What are the symptoms of algophobia?
Feeling, as defined by American Psychological Association, is a subjective, evaluative and independent of sensations, thoughts or images provoking them. Feelings can be pleasant or unpleasant. Humans do have feelings. Feelings help humans to act better and to live humanely. However, some people may have a phobia toward things that usually are not scary or terrifying to others. There are many kinds of phobias and some people may act excessively or even aggressively when they have to face the phobia. In this DoctorOnCall’s article, we will be learning about algophobia.
Algophobia is the irrational fear towards pain. It is actually understandable to be afraid of pain but people with algophobia will be tremendously scared of pain and will avoid anything even if it is just slightly painful when there is need of necessary medical treatments. Speaking of pain, what is actually pain? Pain is an unpleasant signal that something hurts. It is indeed a complex experience that differs greatly from person to another, even between those with similar injuries and/or illness. Pain involves both sensory and emotional experience. The concept of pain is entirely constructed in the brain.
Psychologist and psychiatrist have been aware that the minds are more than capable of producing a real biological reaction to any given situations. Hence, as longa s those with algophobia “believes” that the object or situation they fear pose danger to them, they will definitely experience real fear. Majority of people who suffer algophobia do realise their fear is “irrational”. However, algophobia itself, despite seem irrational and illogical to many, is a real thing that could negatively affect the person with the condition.
There are no known definitive causes behind algophobia. Researchers theorised that it could be from genetic and environmental factors. Someone with a family member that has a history of mental illness, specifically anxiety disorders or specific phobias, have a higher tendency to develop algophobia. This can be from genetic predisposition to developing mental illness in general. When there are already genetic factors, traumatic events or experiences can exacerbate it to develop a full blown algophobia. Any sort of emotionally painful event regardless of the various fears associated with algophobia, in some way, is enough to develop this condition as long as they already have the proper genetics.
Algophobia symptoms often revolve around anxiety. The anxiety may be so extreme that they may even endure full blown panic attacks as a result of it. These panic attacks may be so severe that they need to be hospitalised. Another symptom is people with agoraphobia may go to the extent of avoiding areas where they may come in contact with their fear or actively try to prevent it from happening by taking a more hands-on approach. Other symptoms include physical symptoms such as sweating excessively, trembling, rapid heartbeat, breathlessness, dry mouth, insomnia, difficulty concentrating and muscle tension. In severe cases, it may lead to social isolation, depression and many other mental health problems.
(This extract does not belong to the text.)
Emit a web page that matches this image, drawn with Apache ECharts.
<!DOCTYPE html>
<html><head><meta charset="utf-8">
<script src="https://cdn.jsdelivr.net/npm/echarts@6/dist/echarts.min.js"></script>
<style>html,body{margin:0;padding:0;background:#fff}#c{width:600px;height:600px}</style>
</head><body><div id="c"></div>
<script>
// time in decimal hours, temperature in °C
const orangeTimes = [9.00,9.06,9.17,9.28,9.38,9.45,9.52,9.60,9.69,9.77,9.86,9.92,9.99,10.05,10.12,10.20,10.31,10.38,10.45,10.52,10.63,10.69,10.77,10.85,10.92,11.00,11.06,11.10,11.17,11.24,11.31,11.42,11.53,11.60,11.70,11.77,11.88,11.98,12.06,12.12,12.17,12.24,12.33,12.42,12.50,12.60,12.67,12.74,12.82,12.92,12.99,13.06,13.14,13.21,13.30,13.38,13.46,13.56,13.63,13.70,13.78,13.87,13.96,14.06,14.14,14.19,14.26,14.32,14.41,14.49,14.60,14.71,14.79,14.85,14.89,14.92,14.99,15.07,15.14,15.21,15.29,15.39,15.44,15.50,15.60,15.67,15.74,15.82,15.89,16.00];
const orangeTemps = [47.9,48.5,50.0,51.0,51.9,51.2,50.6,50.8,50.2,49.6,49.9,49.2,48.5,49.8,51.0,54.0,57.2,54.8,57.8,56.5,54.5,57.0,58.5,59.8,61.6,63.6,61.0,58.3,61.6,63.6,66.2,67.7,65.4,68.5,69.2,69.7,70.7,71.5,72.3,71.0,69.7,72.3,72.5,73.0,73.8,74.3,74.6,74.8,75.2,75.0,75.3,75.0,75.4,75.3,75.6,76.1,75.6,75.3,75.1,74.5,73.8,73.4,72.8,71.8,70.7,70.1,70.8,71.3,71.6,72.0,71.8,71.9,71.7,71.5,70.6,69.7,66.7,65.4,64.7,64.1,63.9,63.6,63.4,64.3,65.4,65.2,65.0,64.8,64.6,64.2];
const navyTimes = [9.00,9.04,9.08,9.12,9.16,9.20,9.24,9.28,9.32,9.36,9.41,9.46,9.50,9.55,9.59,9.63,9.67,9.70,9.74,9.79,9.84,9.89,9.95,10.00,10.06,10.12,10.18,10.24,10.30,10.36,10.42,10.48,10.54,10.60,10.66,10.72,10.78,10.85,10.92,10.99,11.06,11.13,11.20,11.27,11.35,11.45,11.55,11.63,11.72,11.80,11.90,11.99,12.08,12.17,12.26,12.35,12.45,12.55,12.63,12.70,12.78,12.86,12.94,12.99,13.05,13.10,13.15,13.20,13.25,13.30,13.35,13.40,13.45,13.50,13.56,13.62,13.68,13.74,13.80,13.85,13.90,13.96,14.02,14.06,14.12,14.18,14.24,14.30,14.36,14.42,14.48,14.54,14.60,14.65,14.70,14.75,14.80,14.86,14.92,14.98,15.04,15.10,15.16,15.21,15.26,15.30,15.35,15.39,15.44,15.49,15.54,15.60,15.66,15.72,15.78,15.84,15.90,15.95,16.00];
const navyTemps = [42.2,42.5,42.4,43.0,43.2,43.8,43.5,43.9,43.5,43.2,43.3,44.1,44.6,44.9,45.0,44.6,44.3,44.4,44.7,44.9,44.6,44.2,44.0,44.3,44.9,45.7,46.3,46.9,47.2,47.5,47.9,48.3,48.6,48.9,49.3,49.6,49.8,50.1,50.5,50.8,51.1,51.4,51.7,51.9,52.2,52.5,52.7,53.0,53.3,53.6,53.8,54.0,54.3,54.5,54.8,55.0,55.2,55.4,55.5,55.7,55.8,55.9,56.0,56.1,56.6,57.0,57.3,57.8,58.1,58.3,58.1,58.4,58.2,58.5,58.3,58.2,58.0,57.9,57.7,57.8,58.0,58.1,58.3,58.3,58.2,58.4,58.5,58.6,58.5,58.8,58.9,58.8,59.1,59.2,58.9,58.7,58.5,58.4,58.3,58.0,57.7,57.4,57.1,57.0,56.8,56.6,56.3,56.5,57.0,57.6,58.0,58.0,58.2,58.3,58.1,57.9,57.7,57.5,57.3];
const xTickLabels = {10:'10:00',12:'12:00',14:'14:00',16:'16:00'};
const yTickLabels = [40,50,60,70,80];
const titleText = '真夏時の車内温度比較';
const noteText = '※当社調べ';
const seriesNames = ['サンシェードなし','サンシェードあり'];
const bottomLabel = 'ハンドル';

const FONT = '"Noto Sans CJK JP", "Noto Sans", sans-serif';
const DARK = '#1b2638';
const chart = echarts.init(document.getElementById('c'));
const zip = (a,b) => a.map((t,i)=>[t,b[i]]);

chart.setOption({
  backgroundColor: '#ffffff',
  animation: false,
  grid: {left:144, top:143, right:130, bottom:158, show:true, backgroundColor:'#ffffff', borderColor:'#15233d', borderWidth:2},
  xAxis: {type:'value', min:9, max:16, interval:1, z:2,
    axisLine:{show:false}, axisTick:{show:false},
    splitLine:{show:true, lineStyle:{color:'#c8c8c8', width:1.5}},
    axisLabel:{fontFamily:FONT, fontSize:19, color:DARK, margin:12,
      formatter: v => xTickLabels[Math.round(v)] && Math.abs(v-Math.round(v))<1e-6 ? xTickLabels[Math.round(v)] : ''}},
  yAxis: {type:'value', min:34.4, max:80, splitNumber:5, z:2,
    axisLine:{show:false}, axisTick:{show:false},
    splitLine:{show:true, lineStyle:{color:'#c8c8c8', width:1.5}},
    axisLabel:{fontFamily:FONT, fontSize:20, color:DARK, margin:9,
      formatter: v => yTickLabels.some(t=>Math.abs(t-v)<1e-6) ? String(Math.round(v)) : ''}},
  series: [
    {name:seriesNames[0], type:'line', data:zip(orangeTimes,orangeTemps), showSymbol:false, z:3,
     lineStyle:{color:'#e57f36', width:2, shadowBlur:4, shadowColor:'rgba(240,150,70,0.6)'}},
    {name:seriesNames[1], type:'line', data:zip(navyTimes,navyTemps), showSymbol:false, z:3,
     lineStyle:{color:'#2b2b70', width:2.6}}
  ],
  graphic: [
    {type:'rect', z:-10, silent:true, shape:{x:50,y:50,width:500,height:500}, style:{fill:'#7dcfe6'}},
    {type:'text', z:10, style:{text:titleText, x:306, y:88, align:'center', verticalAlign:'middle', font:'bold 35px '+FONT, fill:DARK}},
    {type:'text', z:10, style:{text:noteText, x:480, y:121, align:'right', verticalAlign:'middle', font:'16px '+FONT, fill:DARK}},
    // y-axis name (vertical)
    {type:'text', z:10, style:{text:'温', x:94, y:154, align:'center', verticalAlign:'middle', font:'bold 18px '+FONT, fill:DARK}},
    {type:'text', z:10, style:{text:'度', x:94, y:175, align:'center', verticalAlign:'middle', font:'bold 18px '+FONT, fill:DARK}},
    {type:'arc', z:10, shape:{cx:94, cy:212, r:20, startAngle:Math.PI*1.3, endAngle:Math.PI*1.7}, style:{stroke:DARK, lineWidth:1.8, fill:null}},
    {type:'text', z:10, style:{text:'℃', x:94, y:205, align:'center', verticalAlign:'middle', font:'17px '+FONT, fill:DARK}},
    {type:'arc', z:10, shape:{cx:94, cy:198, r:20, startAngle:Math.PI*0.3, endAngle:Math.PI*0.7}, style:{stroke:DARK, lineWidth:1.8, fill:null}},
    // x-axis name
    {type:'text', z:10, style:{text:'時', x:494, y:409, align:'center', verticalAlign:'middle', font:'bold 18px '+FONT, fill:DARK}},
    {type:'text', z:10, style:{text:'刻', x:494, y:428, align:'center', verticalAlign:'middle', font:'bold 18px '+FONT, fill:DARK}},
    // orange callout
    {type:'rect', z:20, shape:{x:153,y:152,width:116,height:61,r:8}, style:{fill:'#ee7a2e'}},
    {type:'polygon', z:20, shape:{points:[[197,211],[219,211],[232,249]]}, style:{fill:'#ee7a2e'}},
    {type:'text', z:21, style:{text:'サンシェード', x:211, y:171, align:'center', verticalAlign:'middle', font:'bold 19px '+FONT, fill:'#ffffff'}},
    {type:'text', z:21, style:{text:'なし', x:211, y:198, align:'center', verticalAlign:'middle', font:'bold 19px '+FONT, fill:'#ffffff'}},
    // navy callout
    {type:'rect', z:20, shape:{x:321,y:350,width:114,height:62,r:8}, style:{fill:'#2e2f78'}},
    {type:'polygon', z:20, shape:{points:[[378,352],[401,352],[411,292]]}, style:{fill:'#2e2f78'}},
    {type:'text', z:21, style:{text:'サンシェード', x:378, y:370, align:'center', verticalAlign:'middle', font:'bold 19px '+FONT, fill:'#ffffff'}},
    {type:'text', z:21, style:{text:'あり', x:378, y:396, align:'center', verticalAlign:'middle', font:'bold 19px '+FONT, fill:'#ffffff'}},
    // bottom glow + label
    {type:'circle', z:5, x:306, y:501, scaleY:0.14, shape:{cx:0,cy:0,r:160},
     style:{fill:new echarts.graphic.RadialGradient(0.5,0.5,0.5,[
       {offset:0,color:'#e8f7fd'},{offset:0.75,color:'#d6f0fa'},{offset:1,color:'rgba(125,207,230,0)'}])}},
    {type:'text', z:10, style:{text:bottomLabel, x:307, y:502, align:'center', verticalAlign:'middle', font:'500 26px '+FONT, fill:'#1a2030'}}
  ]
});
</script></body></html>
Since algophobia may seem like normal behaviour in some people, it is important for those with symptoms to at least get checked by a doctor. Of course, it is best to get checked by mental health professionals as they can give insight and identify if the fear is problematic or considered normal. Diagnosis is made based on the patient’s symptoms, medical history and psychological assessment. It is very important to get the right diagnosis from the right health personnel since algophobia, just as with many other mental health problems, need medical attention and may be difficult for the public to even identify such issues.
There are several treatments available for algophobia. This includes medication, psychotherapy and alternative therapies. Common medications prescribed by doctors are antidepressant and anti-anxiety. These drugs can help to reduce symptoms. Psychotherapy, commonly given such as cognitive-behavioural therapy (CBT), can help patients to learn coping skills and strategies to manage the fear of pain. Alternative therapies such as acupuncture or massage therapy is helpful to reduce anxiety symptoms and helps patients to relax. Another treatment is exposure therapy that allows patients to rationalise and control their reactions. Exposure therapy typically starts with exposing patients to photos depicting someone in pain and eventually exposing them to actual pain. Patients should not be worried as this kind of treatment will be done as minute as possible and as ethical as possible.
Mindful meditation can also benefit those with algophobia such as group mindfulness practices that focus on drinking warm tea to hone sense of taste and tactile sense. Yoga poses may also be helpful as it relieves the anxiety associated with algophobia. It is worth noting that treating algophobia may involve combining more than one treatment at a time. This helps patients to achieve better outcomes faster. Patients are advised to avoid caffeinated drinks or food as it can worsen the anxiety symptoms. It is best to ask healthcare providers on what is the best treatment available and suits the time or cost for the patient themselves.